- Genre: Sitcom
- Created by: John Scott Shepherd
- Starring: Anne Heche; Michael Landes; Alexandra Breckenridge; Madison Davenport; Heather Burns; Joy Osmanski;
- Narrated by: Anne Heche
- Composer: Danny Lux
- Country of origin: United States
- Original language: English
- No. of seasons: 1
- No. of episodes: 13 (6 unaired)

Production
- Executive producers: Vivian Cannon; Neal H. Moritz; John Scott Shepherd; Scott Winant; Alexa Junge; Darlene Hunt;
- Producers: Joanne Toll; Anne Heche; Andrea P. Stilgenbauer;
- Editors: Gregg Featherman; Elba Sanchez-Short; Tara Timpone; Dan Schalk (pilot only);
- Camera setup: Single-camera
- Running time: 30 minutes
- Production companies: JSS Entertainment; Original Film; Sony Pictures Television;

Original release
- Network: NBC
- Release: May 23 – June 13, 2013

= Save Me (American TV series) =

Save Me is an American sitcom television series starring Anne Heche as Beth Harper, a woman who, after nearly choking to death on a sandwich, becomes a direct pipeline to God.

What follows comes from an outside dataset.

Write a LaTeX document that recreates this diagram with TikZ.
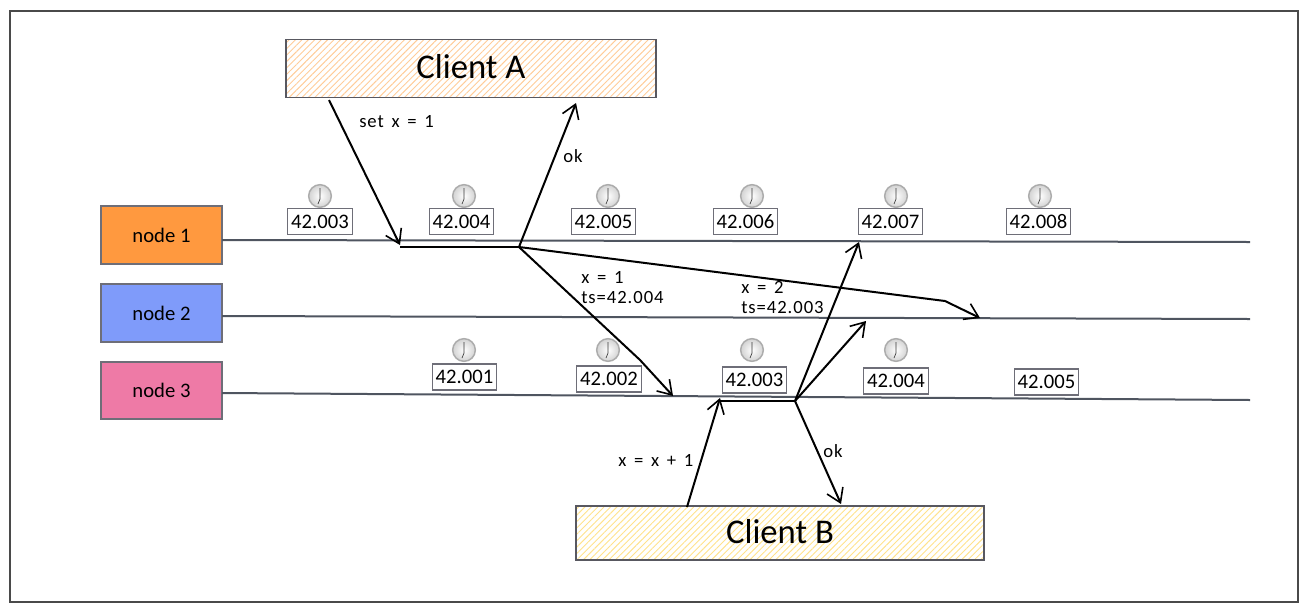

NBC placed a 13-episode series order in May 2012. It debuted on Thursday, May 23, 2013, at 8:00 p.m. Eastern/7:00 p.m. Central and ended on June 13, 2013, after the seventh episode.

==Cast==
===Main===
- Anne Heche as Beth Harper
- Michael Landes as Tom Harper, Beth's husband
- Alexandra Breckenridge as Carly Brugano
- Madison Davenport as Emily Harper, Beth & Tom's daughter
- Heather Burns as Jenna Derring
- Joy Osmanski as Maggie Tompkins

===Recurring===
- Diedrich Bader as Elliot Tompkins, Maggie's husband
- Stephen Schneider as Pete Dennings

==Episodes==

| No. | Title | Directed by | Written by | Original release date | Prod. code | US viewers (millions) |
|---|---|---|---|---|---|---|
| 1 | "The Book of Beth" | Scott Winant | John Scott Shepherd | May 23, 2013 | 100 | 3.18 |
| 2 | "Clutter and Mud" | TBD | TBD | UNAIRED | 101 | TBD |
| 3 | "Angels" | TBD | TBD | UNAIRED | 102 | TBD |
| 4 | "Ghosts" | TBD | TBD | UNAIRED | 103 | TBD |
| 5 | "Demons" | TBD | TBD | UNAIRED | 104 | TBD |
| 6 | "God Only Knows What's Gotten Into Her" | TBD | TBD | UNAIRED | 105 | TBD |
| 7 | "Rest In Peace" | TBD | TBD | UNAIRED | 106 | TBD |
| 8 | "Take It Back" | Scott Winant | Darlene Hunt | May 23, 2013 | 107 | 2.93 |
| 9 | "WWJD" | Wendey Stanzler | Andy Bobrow | May 30, 2013 | 108 | 2.66 |
| 10 | "Heal Thee" | Randy Zisk | Mark Driscoll | May 30, 2013 | 109 | 2.66 |
| 11 | "Whatever the Weather" | Jann Turner | Nancy Fichman & Jennifer Hoppe-House & Anthony King | June 6, 2013 | 110 | 3.12 |
| 12 | "Heavenly Hostess" | Michael McDonald | Steve Baldikoski & Bryan Behar | June 6, 2013 | 111 | 2.76 |
| 13 | "Holier Than Thou" | Scott Winant | Raphael Bob-Waksberg & Joanna Calo & Julie Durk | June 13, 2013 | 112 | 2.15 |

==Controversy==
Censorship advocacy group One Million Moms (part of the American Family Association) complained about Save Mes content in June 2013, accusing it of being anti-Christian, while focusing its complaints on the character of Beth. The group urged others to protest to NBC to cancel the show.